In our discussion of public security management, not only can we talk about management of human, financial, material, and technological resources to achieve certain objectives and results that have outside, positive, and long-term impact on people’s lives and well-being but can also refer to administering a variety of key management processes. These processes are internal and are what make each subsystem of the national security system work. If what we want is public security management that is more agile, more modern, more professional, and more effective, then we must look inward and examine how the strategic planning processes, the administrative processes, the processes for selection, training, development, and ongoing evaluation of staff, the monitoring and evaluation processes, the information and knowledge management processes, etc., are working. These internal processes must be in place and managed internally, if there is to be positive external impact. Thus, discussions of public security management must approach the issue from the perspective of processes management as well.
There are two processes that I believe deserve our special attention and our joint effort to strengthen them: the processes for selection, training, developing, and evaluating officers; and the monitoring and evaluation processes.
Our region has been characterized by strong investment in the purchase of equipment, and now in the adoption of new information and communication technologies, as if these were magical, automatic solutions to the problems and challenges we face in the security arena. Another common observation is that, faced with complex crime situations and citizens’ demand for more security, countries have tended to respond by deploying more police officers. This is not just a question of quantity but of quality as well, in terms of the human resources we have, hence we must begin placing more and better focus on the processes for selection, training, development, and evaluation of officers working for each institution in our countries’ national public security systems, in order to devise a system of incentives to promote excellence in the performance of duty, linking promotions to an officer’s capabilities, competence, and skills, rather than just to seniority.
This is something the Government of Honduras understands very well, not only because it has built one of the region’s most modern and most advanced police training institutes – and has made huge strides in reforming and transforming its National Police – but also because it has hosted the First Onsite Course of the Inter-American Network for Police Development and Professionalization (REDPPOL). This first four-week course brought together 58 police officers from 27 OAS member states. The course officially ends tonight, with diplomas to be handed out to the first set of graduates of this regional initiative that is committed to ongoing training for our police officers. You are all hereby publicly invited to attend the graduation ceremony.
The Inter-American Network for Police Development and Professionalization is being introduced not only as a mechanism to reduce asymmetries and promote integration among police officers in the Americas, but also to make international standards of quality available for police institutions to evaluate police management and its constituent processes. This is precisely one of those issues that has brought us together for this meeting.

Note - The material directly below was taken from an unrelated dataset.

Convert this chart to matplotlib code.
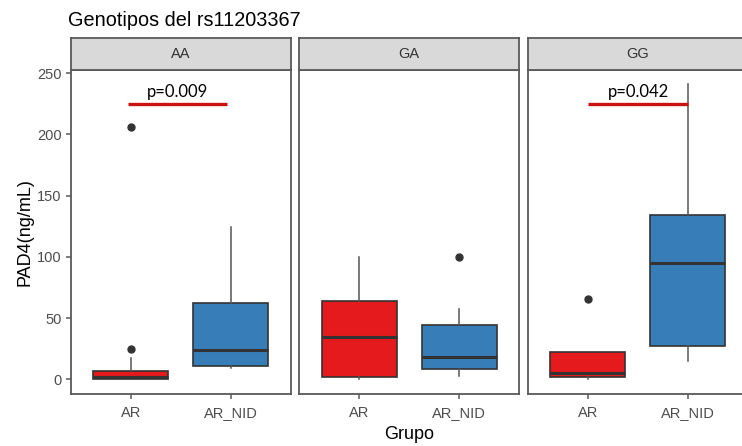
"""Boxplots of PAD4 by group, faceted by rs11203367 genotype."""

import matplotlib
matplotlib.use("Agg")
import matplotlib.pyplot as plt

# data
genotypes = ["AA", "GA", "GG"]
groups = ["AR", "AR_NID"]
whislo = [[0.3, 9.5], [0.3, 2.4], [0.5, 14.7]]
q1 = [[0.3, 10.8], [1.6, 8.7], [1.9, 27.1]]
med = [[1.9, 23.9], [34.2, 17.9], [5.4, 95.0]]
q3 = [[6.8, 62.4], [63.8, 44.0], [22.2, 134.0]]
whishi = [[17.3, 124.0], [100.0, 57.6], [22.2, 240.8]]
fliers = [[[24.4, 206.0], []], [[], [100.0]], [[65.7], []]]

# significance annotations (panel, label, bar from/to in group units, height)
sig_panels = ["AA", "GG"]
sig_labels = ["p=0.009", "p=0.042"]
sig_x0 = [0.97, 1.0]
sig_x1 = [1.96, 2.0]
sig_text_x = [1.47, 1.51]
sig_y = [225, 225]

yticks = [0, 50, 100, 150, 200, 250]
colors = ["#E41A1C", "#377EB8"]
EDGE = "#333333"
FRAME = "#595959"
TICK = "#4D4D4D"

plt.rcParams["font.family"] = ["Liberation Sans", "DejaVu Sans"]

W, H = 742, 446
fig = plt.figure(figsize=(W / 100, H / 100), dpi=100)

panel_left = [70.7, 299.3, 527.9]
panel_w = 220.0
ax_bottom = 1 - 394 / H
ax_top = 1 - 69.5 / H
strip_top = 1 - 38.3 / H

for i, g in enumerate(genotypes):
    left = panel_left[i] / W
    ax = fig.add_axes([left, ax_bottom, panel_w / W, ax_top - ax_bottom])
    stats = []
    for j, grp in enumerate(groups):
        stats.append(dict(whislo=whislo[i][j], q1=q1[i][j], med=med[i][j],
                          q3=q3[i][j], whishi=whishi[i][j], fliers=fliers[i][j]))
    bp = ax.bxp(stats, positions=[1, 2], widths=0.75, patch_artist=True,
                showcaps=False,
                boxprops=dict(edgecolor=EDGE, linewidth=1.2),
                medianprops=dict(color=EDGE, linewidth=2.2),
                whiskerprops=dict(color="#555555", linewidth=1.1),
                flierprops=dict(marker="o", markerfacecolor=EDGE,
                                markeredgecolor=EDGE, markersize=5))
    for patch, c in zip(bp["boxes"], colors):
        patch.set_facecolor(c)

    ax.set_xlim(0.4, 2.6)
    ax.set_ylim(-12, 253)
    ax.set_xticks([1, 2])
    ax.set_xticklabels(groups)
    ax.set_yticks(yticks)
    ax.tick_params(axis="both", colors=FRAME, labelcolor=TICK, labelsize=10.5,
                   length=3.6, width=1.1)
    ax.tick_params(axis="x", pad=5)
    ax.tick_params(axis="y", pad=3)
    if i > 0:
        ax.tick_params(axis="y", left=False, labelleft=False)
    for sp in ax.spines.values():
        sp.set_color(FRAME)
        sp.set_linewidth(1.3)

    if g in sig_panels:
        k = sig_panels.index(g)
        ax.plot([sig_x0[k], sig_x1[k]], [sig_y[k], sig_y[k]], color="#CC1111",
                linewidth=2.4, solid_capstyle="butt")
        ax.text(sig_text_x[k], sig_y[k] + 3, sig_labels[k], ha="center",
                va="bottom", fontsize=12, family=["Lato", "DejaVu Sans"],
                color="black")

    # facet strip
    sax = fig.add_axes([left, ax_top, panel_w / W, strip_top - ax_top])
    sax.set_facecolor("#D9D9D9")
    sax.set_xticks([])
    sax.set_yticks([])
    for sp in sax.spines.values():
        sp.set_color(FRAME)
        sp.set_linewidth(1.3)
    sax.text(0.5, 0.5, g, ha="center", va="center", fontsize=10.5,
             color="#333333", transform=sax.transAxes)

fig.text(68 / W, 1 - 26 / H, "Genotipos del rs11203367", fontsize=14.3,
         va="baseline", ha="left", color="black")
fig.text(409 / W, 1 - 439 / H, "Grupo", fontsize=13, ha="center",
         va="baseline", color="black")
fig.text(25 / W, 1 - 232 / H, "PAD4(ng/mL)", fontsize=13, ha="center",
         va="center", rotation=90, color="black")

fig.savefig("out.png", dpi=100)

Let me now touch a bit on monitoring and evaluation processes as well, more so from the perspective of objectives- and results-based management. The institutions of our national security systems need methodologies, techniques, and processes, as well as a culture of evaluation to be entrenched, so we can produce evidence, which, in turn, would shed light on what works and what does not; and on how it works and why it works. And once we are equipped with that knowledge, and have organized and documented it, we need to establish, grease, and promote the wheels of formal and informal horizontal mechanisms for this knowledge to flow and for us to be able to learn from one another’s experiences.
Finally, we could use a variety of terms, which are not mutually exclusive, to describe public security management: democratic management, comprehensive management, integrated management, participatory management, quality management, or effective management. What I would like to emphasize is that just as the concept of security transitioned from being state-focused to being people-focused, the same logic should apply to public security management. People are the ultimate object of public security policies to prevent and reduce crime and violence, reintegrate and rehabilitate prisoners, protect, assist and compensate for harm done to victims and their family members. But people are the object of public security policies as well, insofar as they can participate at all stages of a public policy – from design, through implementation, monitoring and evaluation, to activation of control mechanisms to make management transparent.
THANK YOU ALL very much for listening, and I hope that your contributions and active participation at this MISPA will make it an enriching, useful, and productive experience for our countries, and for our citizens.